▶ **ROWS**:
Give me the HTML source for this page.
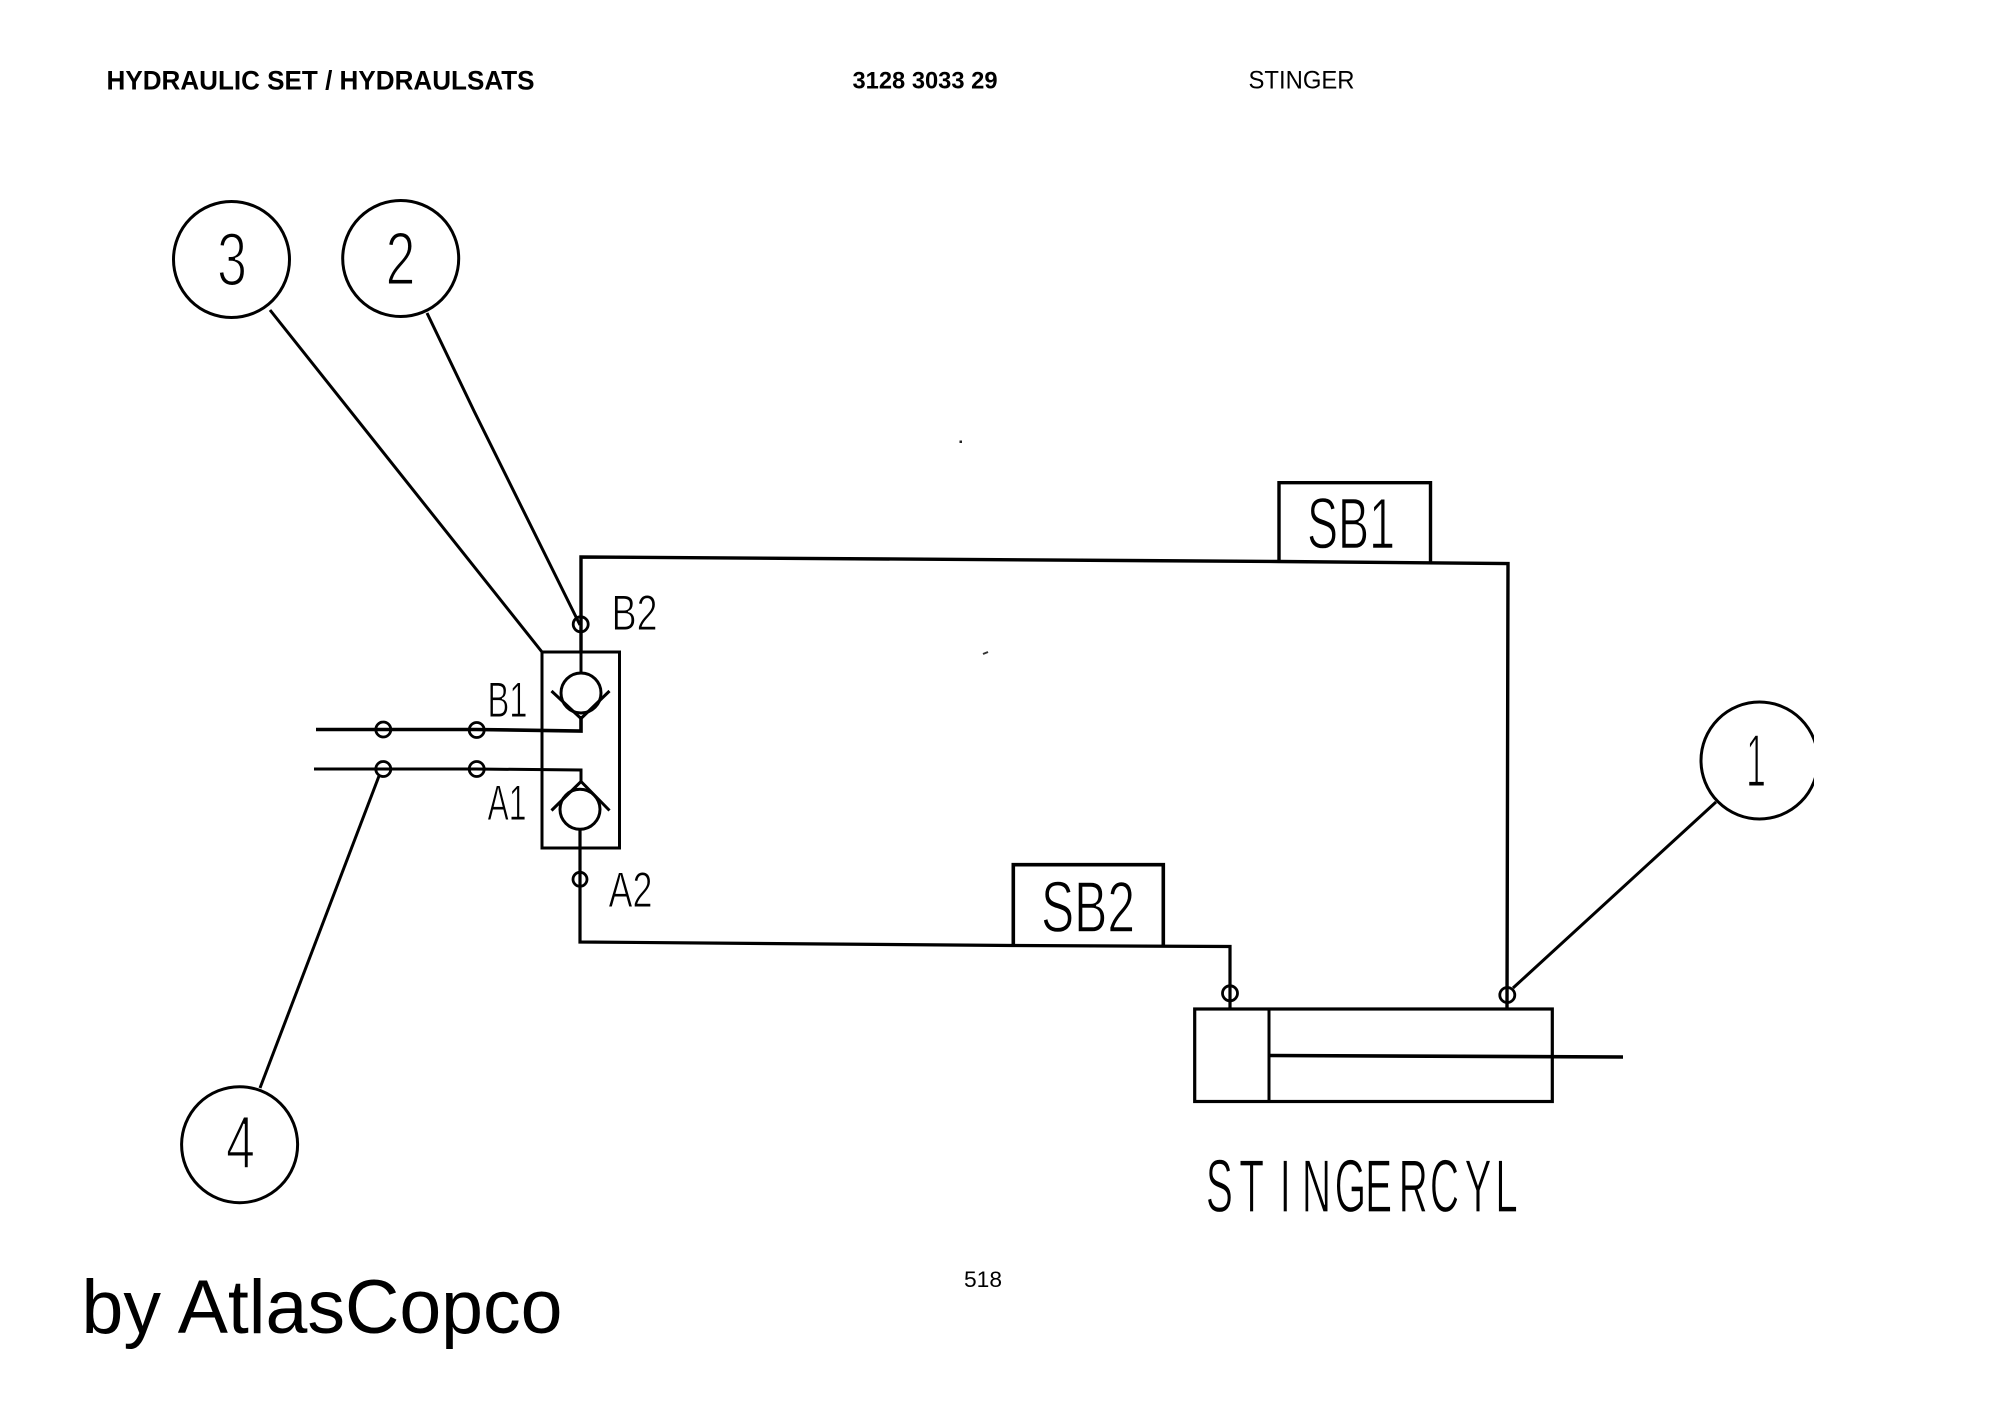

--

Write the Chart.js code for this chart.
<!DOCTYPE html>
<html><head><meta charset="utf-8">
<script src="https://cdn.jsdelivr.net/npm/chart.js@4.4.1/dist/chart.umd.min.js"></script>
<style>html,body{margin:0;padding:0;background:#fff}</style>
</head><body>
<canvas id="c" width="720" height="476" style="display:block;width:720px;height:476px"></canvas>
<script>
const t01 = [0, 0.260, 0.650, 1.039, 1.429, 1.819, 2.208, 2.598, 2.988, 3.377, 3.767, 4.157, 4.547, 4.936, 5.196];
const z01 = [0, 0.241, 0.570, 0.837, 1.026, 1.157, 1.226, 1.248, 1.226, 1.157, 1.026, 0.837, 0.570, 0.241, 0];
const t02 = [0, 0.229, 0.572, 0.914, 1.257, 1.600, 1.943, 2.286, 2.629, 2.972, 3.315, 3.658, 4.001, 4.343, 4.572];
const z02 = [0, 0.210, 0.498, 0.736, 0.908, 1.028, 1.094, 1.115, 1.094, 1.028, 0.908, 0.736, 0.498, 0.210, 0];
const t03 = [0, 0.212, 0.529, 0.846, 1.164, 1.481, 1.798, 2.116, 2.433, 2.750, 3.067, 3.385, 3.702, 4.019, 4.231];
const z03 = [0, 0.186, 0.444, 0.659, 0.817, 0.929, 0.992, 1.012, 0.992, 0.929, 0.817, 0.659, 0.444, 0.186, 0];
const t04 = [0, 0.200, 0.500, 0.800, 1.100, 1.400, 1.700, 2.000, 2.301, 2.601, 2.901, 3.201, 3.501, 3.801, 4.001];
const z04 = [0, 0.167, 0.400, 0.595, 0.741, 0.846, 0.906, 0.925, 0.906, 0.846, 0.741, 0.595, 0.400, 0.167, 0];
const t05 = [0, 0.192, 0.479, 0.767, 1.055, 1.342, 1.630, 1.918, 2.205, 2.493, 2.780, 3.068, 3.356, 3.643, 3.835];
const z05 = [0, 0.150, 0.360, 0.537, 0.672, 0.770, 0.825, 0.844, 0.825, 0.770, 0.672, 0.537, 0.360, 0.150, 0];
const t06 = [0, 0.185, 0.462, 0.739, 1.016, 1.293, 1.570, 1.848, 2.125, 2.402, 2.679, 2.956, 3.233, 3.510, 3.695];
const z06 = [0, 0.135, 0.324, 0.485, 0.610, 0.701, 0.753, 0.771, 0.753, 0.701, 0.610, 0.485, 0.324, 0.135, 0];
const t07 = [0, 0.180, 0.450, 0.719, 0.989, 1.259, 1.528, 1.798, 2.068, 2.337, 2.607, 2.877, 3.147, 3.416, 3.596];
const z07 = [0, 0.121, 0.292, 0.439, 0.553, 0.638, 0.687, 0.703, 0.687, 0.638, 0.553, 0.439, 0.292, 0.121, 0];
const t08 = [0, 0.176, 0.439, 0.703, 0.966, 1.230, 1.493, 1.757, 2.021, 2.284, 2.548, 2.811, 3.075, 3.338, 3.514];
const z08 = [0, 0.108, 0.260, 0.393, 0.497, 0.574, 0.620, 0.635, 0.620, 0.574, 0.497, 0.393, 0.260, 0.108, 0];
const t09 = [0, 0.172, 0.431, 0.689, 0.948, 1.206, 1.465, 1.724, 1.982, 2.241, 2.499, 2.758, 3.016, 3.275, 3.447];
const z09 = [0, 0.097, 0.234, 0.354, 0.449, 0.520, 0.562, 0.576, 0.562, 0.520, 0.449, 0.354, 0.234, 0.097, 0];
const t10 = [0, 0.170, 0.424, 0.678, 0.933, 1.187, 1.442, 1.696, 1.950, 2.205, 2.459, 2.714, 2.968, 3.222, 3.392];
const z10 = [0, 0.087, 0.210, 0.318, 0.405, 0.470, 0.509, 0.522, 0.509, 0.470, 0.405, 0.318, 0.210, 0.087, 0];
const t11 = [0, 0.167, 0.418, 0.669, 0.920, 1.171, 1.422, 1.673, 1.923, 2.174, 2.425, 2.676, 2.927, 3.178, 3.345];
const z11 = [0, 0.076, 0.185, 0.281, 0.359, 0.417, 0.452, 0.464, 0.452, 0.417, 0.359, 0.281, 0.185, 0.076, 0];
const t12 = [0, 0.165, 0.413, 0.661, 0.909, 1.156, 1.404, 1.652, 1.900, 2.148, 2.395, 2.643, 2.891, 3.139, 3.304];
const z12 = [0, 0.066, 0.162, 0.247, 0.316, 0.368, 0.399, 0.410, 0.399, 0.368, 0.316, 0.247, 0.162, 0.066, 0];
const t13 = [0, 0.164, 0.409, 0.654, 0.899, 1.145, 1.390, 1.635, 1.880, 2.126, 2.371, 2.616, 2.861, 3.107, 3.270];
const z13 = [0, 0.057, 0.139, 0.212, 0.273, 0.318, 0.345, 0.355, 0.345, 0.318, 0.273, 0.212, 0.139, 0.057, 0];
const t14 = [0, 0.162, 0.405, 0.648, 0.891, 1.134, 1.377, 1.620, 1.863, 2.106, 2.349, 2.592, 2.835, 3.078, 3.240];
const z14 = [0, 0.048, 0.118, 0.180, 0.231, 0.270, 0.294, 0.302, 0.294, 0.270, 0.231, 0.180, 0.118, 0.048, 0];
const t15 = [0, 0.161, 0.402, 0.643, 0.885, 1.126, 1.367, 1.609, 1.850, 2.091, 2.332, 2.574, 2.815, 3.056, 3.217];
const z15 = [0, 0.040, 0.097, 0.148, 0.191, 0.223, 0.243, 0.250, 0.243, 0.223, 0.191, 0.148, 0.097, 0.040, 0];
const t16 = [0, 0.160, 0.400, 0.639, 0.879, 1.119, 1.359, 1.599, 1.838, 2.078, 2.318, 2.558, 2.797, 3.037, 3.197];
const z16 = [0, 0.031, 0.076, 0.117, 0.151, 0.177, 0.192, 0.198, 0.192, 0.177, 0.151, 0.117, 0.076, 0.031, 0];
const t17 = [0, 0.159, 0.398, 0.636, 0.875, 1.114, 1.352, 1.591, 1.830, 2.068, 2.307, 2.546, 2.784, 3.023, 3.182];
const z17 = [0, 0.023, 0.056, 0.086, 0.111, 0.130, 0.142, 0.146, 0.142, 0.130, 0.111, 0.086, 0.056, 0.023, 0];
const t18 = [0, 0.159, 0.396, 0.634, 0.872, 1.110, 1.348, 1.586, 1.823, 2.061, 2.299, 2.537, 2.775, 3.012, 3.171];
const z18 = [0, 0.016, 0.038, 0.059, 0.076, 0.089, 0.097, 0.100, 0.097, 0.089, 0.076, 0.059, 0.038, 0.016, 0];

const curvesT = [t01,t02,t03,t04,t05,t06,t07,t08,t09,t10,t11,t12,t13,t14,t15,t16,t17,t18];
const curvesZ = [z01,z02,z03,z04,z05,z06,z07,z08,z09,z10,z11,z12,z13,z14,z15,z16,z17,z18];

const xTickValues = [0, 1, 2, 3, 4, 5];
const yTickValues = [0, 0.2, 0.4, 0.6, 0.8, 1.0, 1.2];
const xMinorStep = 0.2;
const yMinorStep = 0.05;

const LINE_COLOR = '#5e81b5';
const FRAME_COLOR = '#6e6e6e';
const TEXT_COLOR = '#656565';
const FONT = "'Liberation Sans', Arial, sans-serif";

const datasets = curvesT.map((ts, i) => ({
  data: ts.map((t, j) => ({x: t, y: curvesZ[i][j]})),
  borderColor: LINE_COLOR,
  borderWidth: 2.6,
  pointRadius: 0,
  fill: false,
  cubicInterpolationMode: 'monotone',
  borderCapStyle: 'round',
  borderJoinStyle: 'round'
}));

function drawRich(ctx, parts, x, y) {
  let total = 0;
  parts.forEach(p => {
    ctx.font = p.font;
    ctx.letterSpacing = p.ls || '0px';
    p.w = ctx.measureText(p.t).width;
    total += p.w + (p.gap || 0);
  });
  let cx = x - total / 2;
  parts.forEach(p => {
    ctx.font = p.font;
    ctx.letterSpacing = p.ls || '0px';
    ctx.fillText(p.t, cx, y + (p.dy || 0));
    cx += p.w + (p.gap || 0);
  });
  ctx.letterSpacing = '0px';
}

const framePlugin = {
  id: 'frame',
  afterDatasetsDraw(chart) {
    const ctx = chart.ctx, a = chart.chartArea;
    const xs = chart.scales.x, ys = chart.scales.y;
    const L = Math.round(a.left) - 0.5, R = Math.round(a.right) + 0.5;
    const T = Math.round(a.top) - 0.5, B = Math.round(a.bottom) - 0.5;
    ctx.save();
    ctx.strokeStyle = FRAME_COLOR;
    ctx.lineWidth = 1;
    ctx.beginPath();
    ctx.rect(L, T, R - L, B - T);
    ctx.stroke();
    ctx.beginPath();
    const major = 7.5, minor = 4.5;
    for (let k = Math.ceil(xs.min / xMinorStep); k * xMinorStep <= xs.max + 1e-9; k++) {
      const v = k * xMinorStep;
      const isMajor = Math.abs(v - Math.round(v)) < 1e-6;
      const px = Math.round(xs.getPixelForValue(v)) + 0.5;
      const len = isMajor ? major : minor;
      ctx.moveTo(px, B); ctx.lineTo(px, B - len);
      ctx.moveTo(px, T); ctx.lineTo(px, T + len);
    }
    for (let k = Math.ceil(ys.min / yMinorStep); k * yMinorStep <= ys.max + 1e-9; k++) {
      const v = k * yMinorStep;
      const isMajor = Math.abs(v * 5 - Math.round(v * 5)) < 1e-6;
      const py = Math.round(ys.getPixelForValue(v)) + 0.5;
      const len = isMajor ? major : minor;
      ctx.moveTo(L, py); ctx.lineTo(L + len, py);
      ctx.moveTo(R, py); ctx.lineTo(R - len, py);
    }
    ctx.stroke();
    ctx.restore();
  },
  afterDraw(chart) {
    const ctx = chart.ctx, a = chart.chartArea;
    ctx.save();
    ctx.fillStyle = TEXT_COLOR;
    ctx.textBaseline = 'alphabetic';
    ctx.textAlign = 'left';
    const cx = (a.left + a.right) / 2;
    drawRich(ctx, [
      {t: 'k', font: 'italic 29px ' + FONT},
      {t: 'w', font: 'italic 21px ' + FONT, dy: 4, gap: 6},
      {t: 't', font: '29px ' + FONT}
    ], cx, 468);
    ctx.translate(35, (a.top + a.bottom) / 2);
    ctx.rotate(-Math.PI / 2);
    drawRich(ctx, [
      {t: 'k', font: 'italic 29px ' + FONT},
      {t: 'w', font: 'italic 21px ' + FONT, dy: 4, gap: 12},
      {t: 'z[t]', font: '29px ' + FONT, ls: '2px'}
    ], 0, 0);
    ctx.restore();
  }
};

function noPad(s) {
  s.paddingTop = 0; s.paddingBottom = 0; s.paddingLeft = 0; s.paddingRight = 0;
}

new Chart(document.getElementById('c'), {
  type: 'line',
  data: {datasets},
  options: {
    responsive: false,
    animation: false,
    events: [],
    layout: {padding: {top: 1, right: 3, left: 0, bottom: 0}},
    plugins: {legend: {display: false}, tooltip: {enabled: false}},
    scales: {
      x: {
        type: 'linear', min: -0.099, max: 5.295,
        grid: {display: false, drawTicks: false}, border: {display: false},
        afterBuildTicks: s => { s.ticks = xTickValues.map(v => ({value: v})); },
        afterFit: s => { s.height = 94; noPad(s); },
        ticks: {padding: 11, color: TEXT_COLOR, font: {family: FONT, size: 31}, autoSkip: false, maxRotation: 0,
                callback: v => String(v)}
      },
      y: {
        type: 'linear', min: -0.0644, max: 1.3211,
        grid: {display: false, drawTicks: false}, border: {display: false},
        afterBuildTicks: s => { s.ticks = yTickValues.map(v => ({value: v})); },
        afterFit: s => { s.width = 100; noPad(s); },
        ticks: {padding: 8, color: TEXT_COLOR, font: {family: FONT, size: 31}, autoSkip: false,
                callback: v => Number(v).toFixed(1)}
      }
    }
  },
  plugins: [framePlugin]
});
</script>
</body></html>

▶ **STATED GOAL**: Isolate each line of the listing above that includes "this". Copy it.

▶ **REPLY TO THE EXERCISE**:
Give me the HTML source for this page.
Write the Chart.js code for this chart.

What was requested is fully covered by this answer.